David Stockman makes a good Cassandra. His The Great Deformation: The Corruption of Capitalism in America is a popular account of why all economic policy since Calvin Coolidge and Herbert Hoover has been wrongheaded. It is a contrarian’s delight. The New Deal “did not end the Great Depression or save capitalism from the alleged shortcomings which led to the  crash.” Richard Nixon’s decision to unharness the dollar from the gold standard was “a sin graver than Watergate.” Milton Friedman, once a conservative saint but recast by Stockman as “a supposed hero,” is dismissed as “foolish.” He assaults Paul Ryan’s budget as “another front in the GOP’s war against the 99 percent.” He even accuses his old boss Ronald Reagan, a conservative paragon, of being fatally mistaken about slashing personal taxes and about encouraging “the highest peacetime spending share of GDP.”
In brief, Stockman believes Keynesian economics is pernicious and has seduced America away from the true path of capitalism. His tract is long on abuse (he scathingly assaults Republicans as well as Democrats, and gives a pass only to Dwight Eisenhower and John F. Kennedy) and short on economic analysis. The theoretical roots of his thinking are missing. The laissez-faire absolutist Ayn Rand is mentioned only in passing to goad those, like Paul Volcker and Alan Greenspan, who brushed up against her. Ludwig von Mises gets a single name-check for his work on the credit boom cycle in 1911. Friedrich Hayek, the inspiration for most of today’s anti-Keynesians, does not even warrant a footnote. Stockman’s failure to anchor his instinctive aversion to deficits, public spending and government borrowing in a cogent intellectual framework undermines his case. His faith-based economics reflects, perhaps, the fact that he became Reagan’s director of the Office of Management and Budget armed only with what he had learned at Harvard Divinity School.

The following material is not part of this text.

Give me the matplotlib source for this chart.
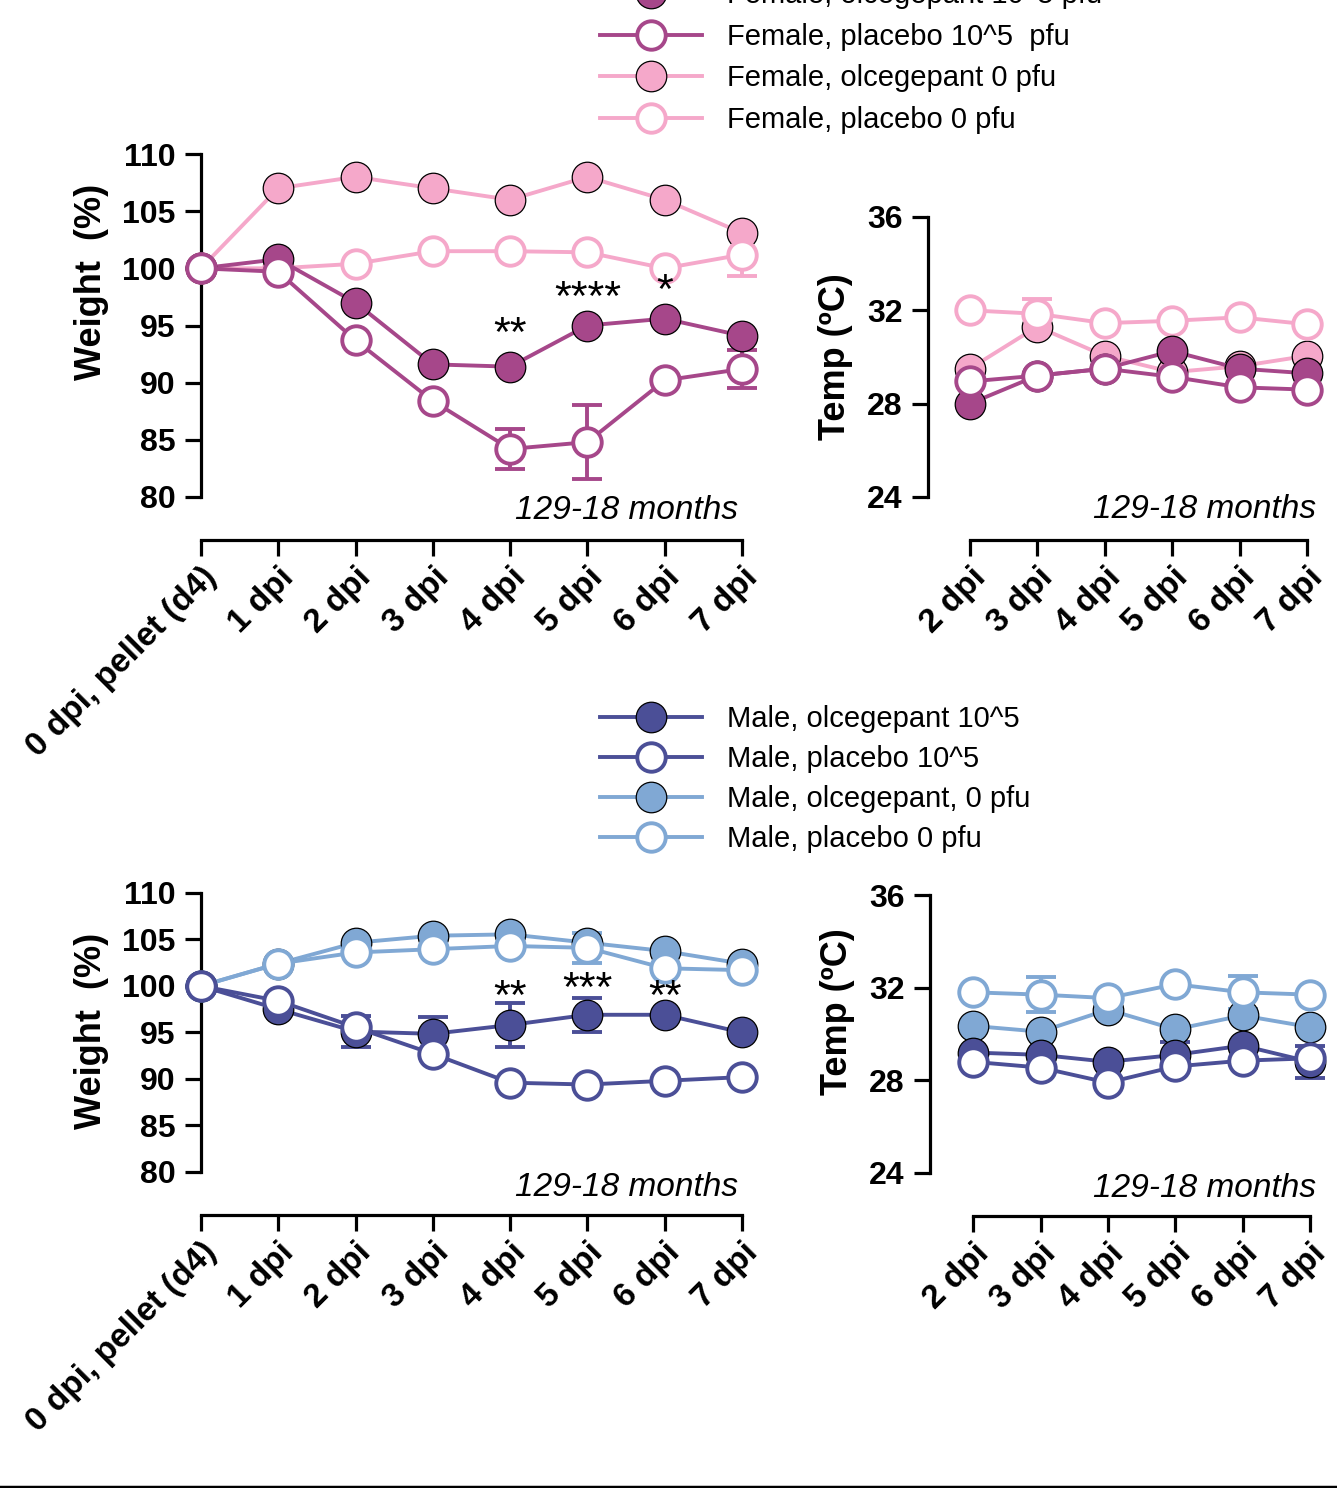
import numpy as np
import matplotlib
matplotlib.use("Agg")
import matplotlib.pyplot as plt
from matplotlib.lines import Line2D

plt.rcParams['font.family'] = ['Liberation Sans', 'DejaVu Sans']

# ---- data ----
x_weight = [0, 1, 2, 3, 4, 5, 6, 7]
weight_labels = ["0 dpi, pellet (d4)", "1 dpi", "2 dpi", "3 dpi", "4 dpi", "5 dpi", "6 dpi", "7 dpi"]
x_temp = [2, 3, 4, 5, 6, 7]
temp_labels = ["2 dpi", "3 dpi", "4 dpi", "5 dpi", "6 dpi", "7 dpi"]

# female weight (%)
f_olc105_w = [100, 100.8, 97.0, 91.6, 91.4, 95.0, 95.6, 94.1]
f_pla105_w = [100, 99.7, 93.7, 88.4, 84.2, 84.8, 90.2, 91.2]
f_pla105_w_err = [0, 0, 0, 0, 1.75, 3.25, 0, 1.7]
f_olc0_w = [100, 107.0, 108.0, 107.0, 106.0, 108.0, 106.0, 103.1]
f_pla0_w = [100, 100.0, 100.4, 101.5, 101.5, 101.4, 100.0, 101.2]
f_pla0_w_err = [0, 0, 0, 0, 0, 0, 0, 1.9]

# female temperature (C)
f_olc105_t = [28.0, 29.2, 29.5, 30.25, 29.5, 29.3]
f_pla105_t = [28.95, 29.2, 29.5, 29.15, 28.7, 28.6]
f_olc0_t = [29.5, 31.3, 30.05, 29.35, 29.6, 30.05]
f_pla0_t = [32.0, 31.85, 31.45, 31.55, 31.7, 31.4]
f_pla0_t_err = [0, 0.65, 0, 0, 0, 0]

# male weight (%)
m_olc105_w = [100, 97.5, 95.1, 94.85, 95.8, 96.9, 96.9, 95.0]
m_olc105_w_err = [0, 0, 1.65, 1.8, 2.35, 1.8, 0, 0]
m_pla105_w = [100, 98.4, 95.55, 92.7, 89.6, 89.4, 89.8, 90.2]
m_olc0_w = [100, 102.4, 104.65, 105.4, 105.55, 104.65, 103.75, 102.4]
m_pla0_w = [100, 102.4, 103.6, 103.95, 104.3, 104.1, 101.9, 101.7]
m_pla0_w_err = [0, 0, 0, 0, 0, 1.6, 0, 0]

# male temperature (C)
m_olc105_t = [29.2, 29.1, 28.8, 29.1, 29.5, 28.8]
m_olc105_t_err = [0, 0, 0, 0.55, 0, 0.7]
m_pla105_t = [28.8, 28.55, 27.9, 28.6, 28.85, 28.95]
m_olc0_t = [30.35, 30.1, 31.05, 30.2, 30.8, 30.3]
m_pla0_t = [31.8, 31.7, 31.55, 32.15, 31.8, 31.7]
m_pla0_t_err = [0, 0.77, 0, 0, 0.7, 0]

# significance marks (x, y centre, text)
f_stars = [(4, 94.9, "**"), (5, 98.05, "****"), (6, 98.7, "*")]
m_stars = [(4, 99.6, "**"), (5, 100.5, "***"), (6, 99.6, "**")]

DARK_F = "#A6478A"
LIGHT_F = "#F5A8CA"
DARK_M = "#4B4F97"
LIGHT_M = "#80A8D4"

LW = 2.8
SPINE_W = 2.3
TICK_FS = 23


def plot_series(ax, x, y, color, filled, err=None, label=None):
    x = np.asarray(x, dtype=float)
    y = np.asarray(y, dtype=float)
    if err is not None:
        err = np.asarray(err, dtype=float)
        m = err > 0
        ax.errorbar(x[m], y[m], yerr=err[m], fmt="none", ecolor=color,
                    elinewidth=LW, capsize=11, capthick=LW, clip_on=False, zorder=2)
    if filled:
        line, = ax.plot(x, y, "-o", color=color, lw=LW, ms=22, mfc=color,
                        mec="black", mew=0.9, clip_on=False, zorder=3, label=label)
    else:
        line, = ax.plot(x, y, "-o", color=color, lw=LW, ms=20.5, mfc="white",
                        mec=color, mew=2.8, clip_on=False, zorder=3, label=label)
    return line


def style_axis(ax, xticks, xlabels, yticks, ylabel, ylabel_pos, xbounds, note_pos):
    for s in ["top", "right"]:
        ax.spines[s].set_visible(False)
    ax.spines["left"].set_linewidth(SPINE_W)
    ax.spines["bottom"].set_linewidth(SPINE_W)
    ax.spines["bottom"].set_position(("outward", 31))
    ax.spines["bottom"].set_bounds(*xbounds)
    ax.spines["left"].set_bounds(yticks[0], yticks[-1])
    ax.set_xticks(xticks)
    ax.set_xticklabels(xlabels, rotation=45, ha="right", rotation_mode="anchor",
                       fontsize=24, fontweight="bold")
    ax.set_yticks(yticks)
    ax.set_yticklabels([str(t) for t in yticks], fontsize=TICK_FS, fontweight="bold")
    ax.tick_params(axis="both", direction="out", length=11.5, width=SPINE_W)
    ax.tick_params(axis="y", pad=7)
    ax.tick_params(axis="x", pad=4)
    ax.set_ylabel(ylabel, fontsize=26, fontweight="bold")
    ax.yaxis.set_label_coords(*ylabel_pos)
    ax.text(note_pos[0], note_pos[1], "129-18 months", transform=ax.transAxes,
            ha="right", va="center", fontsize=24, style="italic")


def add_stars(ax, stars):
    for xs, ys, t in stars:
        ax.annotate(t, (xs, ys), xytext=(0, -14), textcoords="offset points",
                    ha="center", va="baseline", fontsize=31)


fig = plt.figure(figsize=(13.37, 14.88), dpi=100)

# ---- female weight ----
ax1 = fig.add_axes([0.1503, 0.666, 0.4046, 0.2305])
plot_series(ax1, x_weight, f_olc0_w, LIGHT_F, True, label="Female, olcegepant 0 pfu")
plot_series(ax1, x_weight, f_pla0_w, LIGHT_F, False, f_pla0_w_err, label="Female, placebo 0 pfu")
plot_series(ax1, x_weight, f_olc105_w, DARK_F, True, label="Female, olcegepant 10^5 pfu")
plot_series(ax1, x_weight, f_pla105_w, DARK_F, False, f_pla105_w_err, label="Female, placebo 10^5  pfu")
ax1.set_xlim(0, 7)
ax1.set_ylim(80, 110)
style_axis(ax1, x_weight, weight_labels, [80, 85, 90, 95, 100, 105, 110],
           "Weight  (%)", (-0.17, 0.627), (0, 7), (0.993, -0.038))
add_stars(ax1, f_stars)

# ---- female temp ----
ax2 = fig.add_axes([0.6941, 0.666, 0.2835, 0.1882])
plot_series(ax2, x_temp, f_olc0_t, LIGHT_F, True)
plot_series(ax2, x_temp, f_pla0_t, LIGHT_F, False, f_pla0_t_err)
plot_series(ax2, x_temp, f_olc105_t, DARK_F, True)
plot_series(ax2, x_temp, f_pla105_t, DARK_F, False)
ax2.set_xlim(1.38, 7)
ax2.set_ylim(24, 36)
style_axis(ax2, x_temp, temp_labels, [24, 28, 32, 36], "Temp (ºC)",
           (-0.198, 0.5), (2, 7), (1.024, -0.046))

# ---- male weight ----
ax3 = fig.add_axes([0.1503, 0.2124, 0.4046, 0.1875])
plot_series(ax3, x_weight, m_olc0_w, LIGHT_M, True, label="Male, olcegepant, 0 pfu")
plot_series(ax3, x_weight, m_pla0_w, LIGHT_M, False, m_pla0_w_err, label="Male, placebo 0 pfu")
plot_series(ax3, x_weight, m_olc105_w, DARK_M, True, m_olc105_w_err, label="Male, olcegepant 10^5")
plot_series(ax3, x_weight, m_pla105_w, DARK_M, False, label="Male, placebo 10^5")
ax3.set_xlim(0, 7)
ax3.set_ylim(80, 110)
style_axis(ax3, x_weight, weight_labels, [80, 85, 90, 95, 100, 105, 110],
           "Weight  (%)", (-0.17, 0.505), (0, 7), (0.993, -0.057))
add_stars(ax3, m_stars)

# ---- male temp ----
ax4 = fig.add_axes([0.6956, 0.2117, 0.2842, 0.1868])
plot_series(ax4, x_temp, m_olc0_t, LIGHT_M, True)
plot_series(ax4, x_temp, m_pla0_t, LIGHT_M, False, m_pla0_t_err)
plot_series(ax4, x_temp, m_olc105_t, DARK_M, True, m_olc105_t_err)
plot_series(ax4, x_temp, m_pla105_t, DARK_M, False)
ax4.set_xlim(1.36, 7)
ax4.set_ylim(24, 36)
style_axis(ax4, x_temp, temp_labels, [24, 28, 32, 36], "Temp (ºC)",
           (-0.197, 0.58), (2, 7), (1.016, -0.054))

# ---- legends ----
order = [2, 3, 0, 1]
h, l = ax1.get_legend_handles_labels()
fig.legend([h[i] for i in order], [l[i] for i in order], loc="upper left",
           bbox_to_anchor=(0.4488, 1.0126), frameon=False, fontsize=21,
           handlelength=3.5, handletextpad=0.85, labelspacing=0.465,
           borderpad=0, borderaxespad=0)
h, l = ax3.get_legend_handles_labels()
fig.legend([h[i] for i in order], [l[i] for i in order], loc="upper left",
           bbox_to_anchor=(0.4488, 0.5262), frameon=False, fontsize=21,
           handlelength=3.5, handletextpad=0.85, labelspacing=0.41,
           borderpad=0, borderaxespad=0)

fig.add_artist(Line2D([0, 1], [0.001, 0.001], color="black", lw=2.5))

fig.savefig("out.png", dpi=100)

Stockman has, however, found a ready audience for his take on the past 80 years of economic policy because he is a rare bird: a conservative purist prepared to argue that when the financial markets froze in 2008 we should have let the market rip and lived with the consequences. When the stock market began to wobble five years ago, then crashed, tripping a wholesale financial disaster that slowed economic activity, caused businesses to fail and threw millions out of work, it was hard to find an economist of standing to defend the alternative to federal intervention: letting the banks and AIG go bust and allowing the market to find its own level.
While the George W. Bush administration concocted the Troubled Asset Relief Program (TARP) to shore up the banks and an old school Keynesian stimulus to keep the country’s businesses afloat ‑plans followed to the letter by the new president, Barack Obama ‑ the big guns of conservative economics remained conspicuously silent. “I thought we all agreed that Keynesianism doesn’t work,” complained Chris Edwards of the Cato Institute. “With the new stimulus package before Congress, all these Keynesians have come out of the woodwork and I’m wondering where all the theorists are that oppose the Keynesian system.” Robert Lucas, the 1995 Nobelist from the conservative economics redoubt at Chicago University, was less coy. “I guess everyone is a Keynesian in a foxhole,” he explained.
Stockman, for his part, is prepared to speculate on what an alternative economic future might mean, and it is not pretty. Nor, he says, is it practical. In an op-ed last weekend he argued his remedy “would be so radical it can’t happen.” His prescription would entail “sweeping constitutional surgery” giving the president and Congress single six-year terms; the end of Citizens United payola and its replacement with 100 percent public financing of candidates; restricting banks to taking deposits and granting commercial and private loans only; putting the Federal Reserve in a straitjacket; and much more. Since, as he says, no one would dare to implement the political and economic revolution he proposes, Stockman avoids having to estimate what his remedy would cost in lost jobs, collapsing house prices, business bankruptcies and all the rest.